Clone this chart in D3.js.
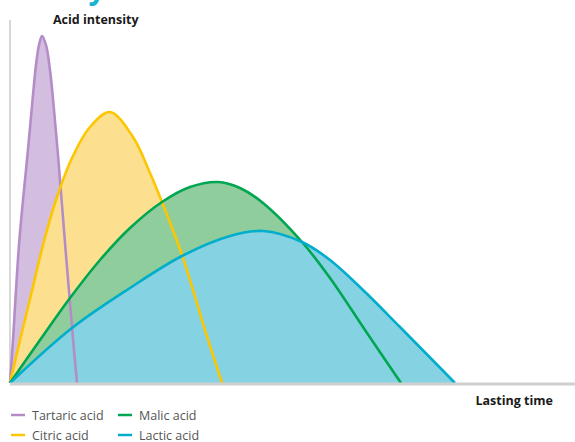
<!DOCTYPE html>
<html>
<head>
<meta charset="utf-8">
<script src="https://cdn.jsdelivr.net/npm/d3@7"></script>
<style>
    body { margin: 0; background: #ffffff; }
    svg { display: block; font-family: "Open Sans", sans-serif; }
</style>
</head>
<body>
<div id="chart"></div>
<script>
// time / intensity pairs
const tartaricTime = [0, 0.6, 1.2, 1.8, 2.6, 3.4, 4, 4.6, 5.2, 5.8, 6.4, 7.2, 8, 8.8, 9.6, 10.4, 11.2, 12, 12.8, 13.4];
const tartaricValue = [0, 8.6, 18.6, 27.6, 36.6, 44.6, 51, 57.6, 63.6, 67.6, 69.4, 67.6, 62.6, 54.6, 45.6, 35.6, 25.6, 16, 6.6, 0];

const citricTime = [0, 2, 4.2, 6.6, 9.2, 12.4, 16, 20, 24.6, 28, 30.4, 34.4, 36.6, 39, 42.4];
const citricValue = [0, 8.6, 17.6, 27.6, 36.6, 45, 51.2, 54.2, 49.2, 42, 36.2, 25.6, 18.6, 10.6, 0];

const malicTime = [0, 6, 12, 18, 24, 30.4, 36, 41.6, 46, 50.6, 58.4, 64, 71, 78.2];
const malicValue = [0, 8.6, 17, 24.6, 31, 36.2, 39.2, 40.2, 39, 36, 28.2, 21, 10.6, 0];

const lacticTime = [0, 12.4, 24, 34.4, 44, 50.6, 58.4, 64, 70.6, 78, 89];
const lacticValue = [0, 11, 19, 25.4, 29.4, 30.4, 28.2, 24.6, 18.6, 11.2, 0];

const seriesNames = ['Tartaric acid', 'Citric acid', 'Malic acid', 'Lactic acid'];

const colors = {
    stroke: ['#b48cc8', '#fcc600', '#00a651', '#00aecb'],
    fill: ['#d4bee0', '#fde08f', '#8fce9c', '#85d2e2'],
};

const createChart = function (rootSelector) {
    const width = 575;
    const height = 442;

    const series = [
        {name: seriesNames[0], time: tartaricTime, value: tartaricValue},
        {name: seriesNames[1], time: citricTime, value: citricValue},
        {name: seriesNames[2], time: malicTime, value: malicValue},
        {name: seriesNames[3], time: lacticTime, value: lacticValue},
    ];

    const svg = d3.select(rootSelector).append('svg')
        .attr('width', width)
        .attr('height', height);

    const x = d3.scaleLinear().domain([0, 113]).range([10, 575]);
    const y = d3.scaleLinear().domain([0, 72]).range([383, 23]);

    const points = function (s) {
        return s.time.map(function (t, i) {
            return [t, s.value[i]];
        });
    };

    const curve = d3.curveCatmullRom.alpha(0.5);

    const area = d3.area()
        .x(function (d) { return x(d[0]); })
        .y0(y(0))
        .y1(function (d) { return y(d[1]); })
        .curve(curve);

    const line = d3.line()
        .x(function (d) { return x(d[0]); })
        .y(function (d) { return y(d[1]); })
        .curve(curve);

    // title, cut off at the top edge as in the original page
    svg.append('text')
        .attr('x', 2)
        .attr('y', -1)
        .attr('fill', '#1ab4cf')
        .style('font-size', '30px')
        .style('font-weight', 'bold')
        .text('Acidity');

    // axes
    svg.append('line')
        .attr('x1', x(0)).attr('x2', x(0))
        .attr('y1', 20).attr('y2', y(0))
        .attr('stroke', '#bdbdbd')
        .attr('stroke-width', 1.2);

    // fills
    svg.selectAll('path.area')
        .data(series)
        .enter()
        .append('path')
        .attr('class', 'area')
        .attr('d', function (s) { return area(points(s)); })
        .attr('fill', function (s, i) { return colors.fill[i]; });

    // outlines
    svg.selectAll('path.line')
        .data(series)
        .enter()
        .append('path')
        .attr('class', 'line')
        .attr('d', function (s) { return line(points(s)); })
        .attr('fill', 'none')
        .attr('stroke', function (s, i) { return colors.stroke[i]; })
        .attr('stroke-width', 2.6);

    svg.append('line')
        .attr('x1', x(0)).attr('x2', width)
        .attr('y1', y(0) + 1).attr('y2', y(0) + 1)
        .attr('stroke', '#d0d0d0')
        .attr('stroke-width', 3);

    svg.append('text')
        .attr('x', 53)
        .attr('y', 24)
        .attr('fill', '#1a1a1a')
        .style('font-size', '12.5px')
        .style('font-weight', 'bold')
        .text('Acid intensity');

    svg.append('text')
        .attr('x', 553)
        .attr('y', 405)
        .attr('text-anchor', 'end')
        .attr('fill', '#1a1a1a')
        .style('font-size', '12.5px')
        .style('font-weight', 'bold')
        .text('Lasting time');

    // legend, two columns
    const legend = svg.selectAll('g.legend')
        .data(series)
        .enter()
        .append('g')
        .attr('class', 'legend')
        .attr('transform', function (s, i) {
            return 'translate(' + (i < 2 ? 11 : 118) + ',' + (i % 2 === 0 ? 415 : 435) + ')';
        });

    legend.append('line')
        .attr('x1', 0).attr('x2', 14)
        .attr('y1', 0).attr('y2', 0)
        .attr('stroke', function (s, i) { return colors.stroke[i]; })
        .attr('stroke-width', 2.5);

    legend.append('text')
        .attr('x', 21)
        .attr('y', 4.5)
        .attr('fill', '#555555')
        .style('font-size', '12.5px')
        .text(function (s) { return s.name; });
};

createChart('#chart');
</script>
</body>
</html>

> [STATED GOAL]: Omit the pictures, then quote the rest of the material above exactly.

> [WORKED SOLUTION]:
Clone this chart in D3.js.
<!DOCTYPE html>
<html>
<head>
<meta charset="utf-8">
<script src="https://cdn.jsdelivr.net/npm/d3@7"></script>
<style>
    body { margin: 0; background: #ffffff; }
    svg { display: block; font-family: "Open Sans", sans-serif; }
</style>
</head>
<body>
<div id="chart"></div>
<script>
// time / intensity pairs
const tartaricTime = [0, 0.6, 1.2, 1.8, 2.6, 3.4, 4, 4.6, 5.2, 5.8, 6.4, 7.2, 8, 8.8, 9.6, 10.4, 11.2, 12, 12.8, 13.4];
const tartaricValue = [0, 8.6, 18.6, 27.6, 36.6, 44.6, 51, 57.6, 63.6, 67.6, 69.4, 67.6, 62.6, 54.6, 45.6, 35.6, 25.6, 16, 6.6, 0];

const citricTime = [0, 2, 4.2, 6.6, 9.2, 12.4, 16, 20, 24.6, 28, 30.4, 34.4, 36.6, 39, 42.4];
const citricValue = [0, 8.6, 17.6, 27.6, 36.6, 45, 51.2, 54.2, 49.2, 42, 36.2, 25.6, 18.6, 10.6, 0];

const malicTime = [0, 6, 12, 18, 24, 30.4, 36, 41.6, 46, 50.6, 58.4, 64, 71, 78.2];
const malicValue = [0, 8.6, 17, 24.6, 31, 36.2, 39.2, 40.2, 39, 36, 28.2, 21, 10.6, 0];

const lacticTime = [0, 12.4, 24, 34.4, 44, 50.6, 58.4, 64, 70.6, 78, 89];
const lacticValue = [0, 11, 19, 25.4, 29.4, 30.4, 28.2, 24.6, 18.6, 11.2, 0];

const seriesNames = ['Tartaric acid', 'Citric acid', 'Malic acid', 'Lactic acid'];

const colors = {
    stroke: ['#b48cc8', '#fcc600', '#00a651', '#00aecb'],
    fill: ['#d4bee0', '#fde08f', '#8fce9c', '#85d2e2'],
};

const createChart = function (rootSelector) {
    const width = 575;
    const height = 442;

    const series = [
        {name: seriesNames[0], time: tartaricTime, value: tartaricValue},
        {name: seriesNames[1], time: citricTime, value: citricValue},
        {name: seriesNames[2], time: malicTime, value: malicValue},
        {name: seriesNames[3], time: lacticTime, value: lacticValue},
    ];

    const svg = d3.select(rootSelector).append('svg')
        .attr('width', width)
        .attr('height', height);

    const x = d3.scaleLinear().domain([0, 113]).range([10, 575]);
    const y = d3.scaleLinear().domain([0, 72]).range([383, 23]);

    const points = function (s) {
        return s.time.map(function (t, i) {
            return [t, s.value[i]];
        });
    };

    const curve = d3.curveCatmullRom.alpha(0.5);

    const area = d3.area()
        .x(function (d) { return x(d[0]); })
        .y0(y(0))
        .y1(function (d) { return y(d[1]); })
        .curve(curve);

    const line = d3.line()
        .x(function (d) { return x(d[0]); })
        .y(function (d) { return y(d[1]); })
        .curve(curve);

    // title, cut off at the top edge as in the original page
    svg.append('text')
        .attr('x', 2)
        .attr('y', -1)
        .attr('fill', '#1ab4cf')
        .style('font-size', '30px')
        .style('font-weight', 'bold')
        .text('Acidity');

    // axes
    svg.append('line')
        .attr('x1', x(0)).attr('x2', x(0))
        .attr('y1', 20).attr('y2', y(0))
        .attr('stroke', '#bdbdbd')
        .attr('stroke-width', 1.2);

    // fills
    svg.selectAll('path.area')
        .data(series)
        .enter()
        .append('path')
        .attr('class', 'area')
        .attr('d', function (s) { return area(points(s)); })
        .attr('fill', function (s, i) { return colors.fill[i]; });

    // outlines
    svg.selectAll('path.line')
        .data(series)
        .enter()
        .append('path')
        .attr('class', 'line')
        .attr('d', function (s) { return line(points(s)); })
        .attr('fill', 'none')
        .attr('stroke', function (s, i) { return colors.stroke[i]; })
        .attr('stroke-width', 2.6);

    svg.append('line')
        .attr('x1', x(0)).attr('x2', width)
        .attr('y1', y(0) + 1).attr('y2', y(0) + 1)
        .attr('stroke', '#d0d0d0')
        .attr('stroke-width', 3);

    svg.append('text')
        .attr('x', 53)
        .attr('y', 24)
        .attr('fill', '#1a1a1a')
        .style('font-size', '12.5px')
        .style('font-weight', 'bold')
        .text('Acid intensity');

    svg.append('text')
        .attr('x', 553)
        .attr('y', 405)
        .attr('text-anchor', 'end')
        .attr('fill', '#1a1a1a')
        .style('font-size', '12.5px')
        .style('font-weight', 'bold')
        .text('Lasting time');

    // legend, two columns
    const legend = svg.selectAll('g.legend')
        .data(series)
        .enter()
        .append('g')
        .attr('class', 'legend')
        .attr('transform', function (s, i) {
            return 'translate(' + (i < 2 ? 11 : 118) + ',' + (i % 2 === 0 ? 415 : 435) + ')';
        });

    legend.append('line')
        .attr('x1', 0).attr('x2', 14)
        .attr('y1', 0).attr('y2', 0)
        .attr('stroke', function (s, i) { return colors.stroke[i]; })
        .attr('stroke-width', 2.5);

    legend.append('text')
        .attr('x', 21)
        .attr('y', 4.5)
        .attr('fill', '#555555')
        .style('font-size', '12.5px')
        .text(function (s) { return s.name; });
};

createChart('#chart');
</script>
</body>
</html>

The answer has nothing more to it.